>> BEGIN
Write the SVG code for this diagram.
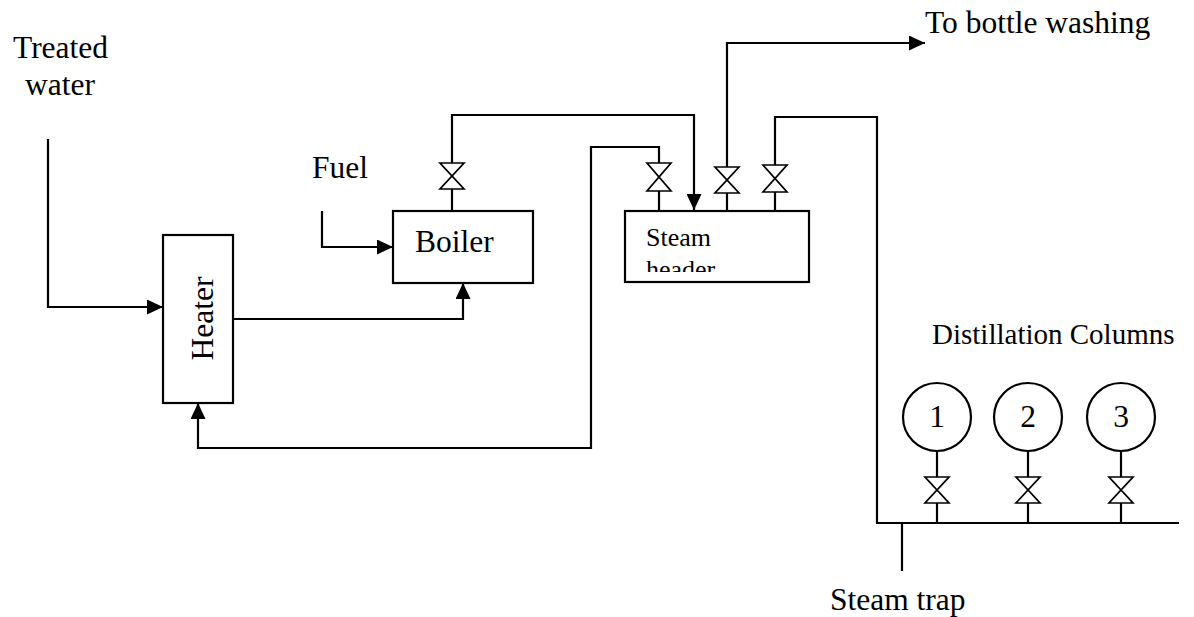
<svg xmlns="http://www.w3.org/2000/svg" width="1194" height="617" viewBox="0 0 1194 617">
<style>
  .ln{fill:none;stroke:#000;stroke-width:2.2}
  .box{fill:#fff;stroke:#000;stroke-width:2.2}
  .valve{fill:#fff;stroke:#000;stroke-width:1.7;stroke-linejoin:miter}
  text{font-family:"Liberation Serif","Times New Roman",serif;fill:#000;font-size:31.5px}
  .sm{font-size:26px}
  .md{font-size:29px}
</style>
<defs>
  <marker id="arr" viewBox="0 0 16 15" refX="16" refY="7.5" markerWidth="16" markerHeight="15" markerUnits="userSpaceOnUse" orient="auto">
    <path d="M0,0 L16,7.5 L0,15 Z" fill="#000"/>
  </marker>
  <clipPath id="hdrclip"><rect x="626" y="213" width="182" height="59"/></clipPath>
</defs>
<rect width="1194" height="617" fill="#fff"/>

<g id="labels">
  <text x="13" y="58">Treated</text>
  <text x="25" y="95">water</text>
  <text x="312" y="178">Fuel</text>
  <text x="925" y="33">To bottle washing</text>
  <text x="932" y="344" class="md">Distillation Columns</text>
  <text x="830" y="610">Steam trap</text>
</g>

<g id="connectors">
  <path class="ln" d="M48,139 V307 H163" marker-end="url(#arr)"/>
  <path class="ln" d="M322,211 V247 H393" marker-end="url(#arr)"/>
  <path class="ln" d="M233,319 H463 V283" marker-end="url(#arr)"/>
  <path class="ln" d="M452,211 V189 M452,163 V115 H694 V210" marker-end="url(#arr)"/>
  <path class="ln" d="M659,211 V191 M659,163 V147 H591 V448 H198 V403" marker-end="url(#arr)"/>
  <path class="ln" d="M727,211 V193 M727,167 V43 H925" marker-end="url(#arr)"/>
  <path class="ln" d="M775,211 V192 M775,165 V117 H877 V523 H1179"/>
  <path class="ln" d="M902,523 V571"/>
  <path class="ln" d="M937,451 V477 M937,503 V523"/>
  <path class="ln" d="M1028,451 V477 M1028,503 V523"/>
  <path class="ln" d="M1121,451 V477 M1121,503 V523"/>
</g>

<g id="valves">
  <path class="valve" d="M440,163 H464 L440,189 H464 Z"/>
  <path class="valve" d="M647,163 H671 L647,191 H671 Z"/>
  <path class="valve" d="M715,167 H739 L715,193 H739 Z"/>
  <path class="valve" d="M763,165 H787 L763,192 H787 Z"/>
  <path class="valve" d="M925,477 H949 L925,503 H949 Z"/>
  <path class="valve" d="M1016,477 H1040 L1016,503 H1040 Z"/>
  <path class="valve" d="M1109,477 H1133 L1109,503 H1133 Z"/>
</g>

<g id="heater">
  <rect class="box" x="163" y="235" width="70" height="168"/>
  <text transform="translate(213,318.5) rotate(-90)" text-anchor="middle">Heater</text>
</g>

<g id="boiler">
  <rect class="box" x="393" y="211" width="140" height="72"/>
  <text x="415" y="252">Boiler</text>
</g>

<g id="steam-header">
  <rect class="box" x="625" y="211" width="184" height="71"/>
  <g clip-path="url(#hdrclip)">
    <text x="646" y="246" class="sm">Steam</text>
    <text x="646" y="278" class="sm">header</text>
  </g>
</g>

<g id="column-1">
  <circle class="box" cx="937" cy="417" r="34"/>
  <text x="937" y="427" text-anchor="middle">1</text>
</g>
<g id="column-2">
  <circle class="box" cx="1028" cy="417" r="34"/>
  <text x="1028" y="427" text-anchor="middle">2</text>
</g>
<g id="column-3">
  <circle class="box" cx="1121" cy="417" r="34"/>
  <text x="1121" y="427" text-anchor="middle">3</text>
</g>
</svg>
>> END
Leave out the pictures and give the listing above again exactly.

Write the SVG code for this diagram.
<svg xmlns="http://www.w3.org/2000/svg" width="1194" height="617" viewBox="0 0 1194 617">
<style>
  .ln{fill:none;stroke:#000;stroke-width:2.2}
  .box{fill:#fff;stroke:#000;stroke-width:2.2}
  .valve{fill:#fff;stroke:#000;stroke-width:1.7;stroke-linejoin:miter}
  text{font-family:"Liberation Serif","Times New Roman",serif;fill:#000;font-size:31.5px}
  .sm{font-size:26px}
  .md{font-size:29px}
</style>
<defs>
  <marker id="arr" viewBox="0 0 16 15" refX="16" refY="7.5" markerWidth="16" markerHeight="15" markerUnits="userSpaceOnUse" orient="auto">
    <path d="M0,0 L16,7.5 L0,15 Z" fill="#000"/>
  </marker>
  <clipPath id="hdrclip"><rect x="626" y="213" width="182" height="59"/></clipPath>
</defs>
<rect width="1194" height="617" fill="#fff"/>

<g id="labels">
  <text x="13" y="58">Treated</text>
  <text x="25" y="95">water</text>
  <text x="312" y="178">Fuel</text>
  <text x="925" y="33">To bottle washing</text>
  <text x="932" y="344" class="md">Distillation Columns</text>
  <text x="830" y="610">Steam trap</text>
</g>

<g id="connectors">
  <path class="ln" d="M48,139 V307 H163" marker-end="url(#arr)"/>
  <path class="ln" d="M322,211 V247 H393" marker-end="url(#arr)"/>
  <path class="ln" d="M233,319 H463 V283" marker-end="url(#arr)"/>
  <path class="ln" d="M452,211 V189 M452,163 V115 H694 V210" marker-end="url(#arr)"/>
  <path class="ln" d="M659,211 V191 M659,163 V147 H591 V448 H198 V403" marker-end="url(#arr)"/>
  <path class="ln" d="M727,211 V193 M727,167 V43 H925" marker-end="url(#arr)"/>
  <path class="ln" d="M775,211 V192 M775,165 V117 H877 V523 H1179"/>
  <path class="ln" d="M902,523 V571"/>
  <path class="ln" d="M937,451 V477 M937,503 V523"/>
  <path class="ln" d="M1028,451 V477 M1028,503 V523"/>
  <path class="ln" d="M1121,451 V477 M1121,503 V523"/>
</g>

<g id="valves">
  <path class="valve" d="M440,163 H464 L440,189 H464 Z"/>
  <path class="valve" d="M647,163 H671 L647,191 H671 Z"/>
  <path class="valve" d="M715,167 H739 L715,193 H739 Z"/>
  <path class="valve" d="M763,165 H787 L763,192 H787 Z"/>
  <path class="valve" d="M925,477 H949 L925,503 H949 Z"/>
  <path class="valve" d="M1016,477 H1040 L1016,503 H1040 Z"/>
  <path class="valve" d="M1109,477 H1133 L1109,503 H1133 Z"/>
</g>

<g id="heater">
  <rect class="box" x="163" y="235" width="70" height="168"/>
  <text transform="translate(213,318.5) rotate(-90)" text-anchor="middle">Heater</text>
</g>

<g id="boiler">
  <rect class="box" x="393" y="211" width="140" height="72"/>
  <text x="415" y="252">Boiler</text>
</g>

<g id="steam-header">
  <rect class="box" x="625" y="211" width="184" height="71"/>
  <g clip-path="url(#hdrclip)">
    <text x="646" y="246" class="sm">Steam</text>
    <text x="646" y="278" class="sm">header</text>
  </g>
</g>

<g id="column-1">
  <circle class="box" cx="937" cy="417" r="34"/>
  <text x="937" y="427" text-anchor="middle">1</text>
</g>
<g id="column-2">
  <circle class="box" cx="1028" cy="417" r="34"/>
  <text x="1028" y="427" text-anchor="middle">2</text>
</g>
<g id="column-3">
  <circle class="box" cx="1121" cy="417" r="34"/>
  <text x="1121" y="427" text-anchor="middle">3</text>
</g>
</svg>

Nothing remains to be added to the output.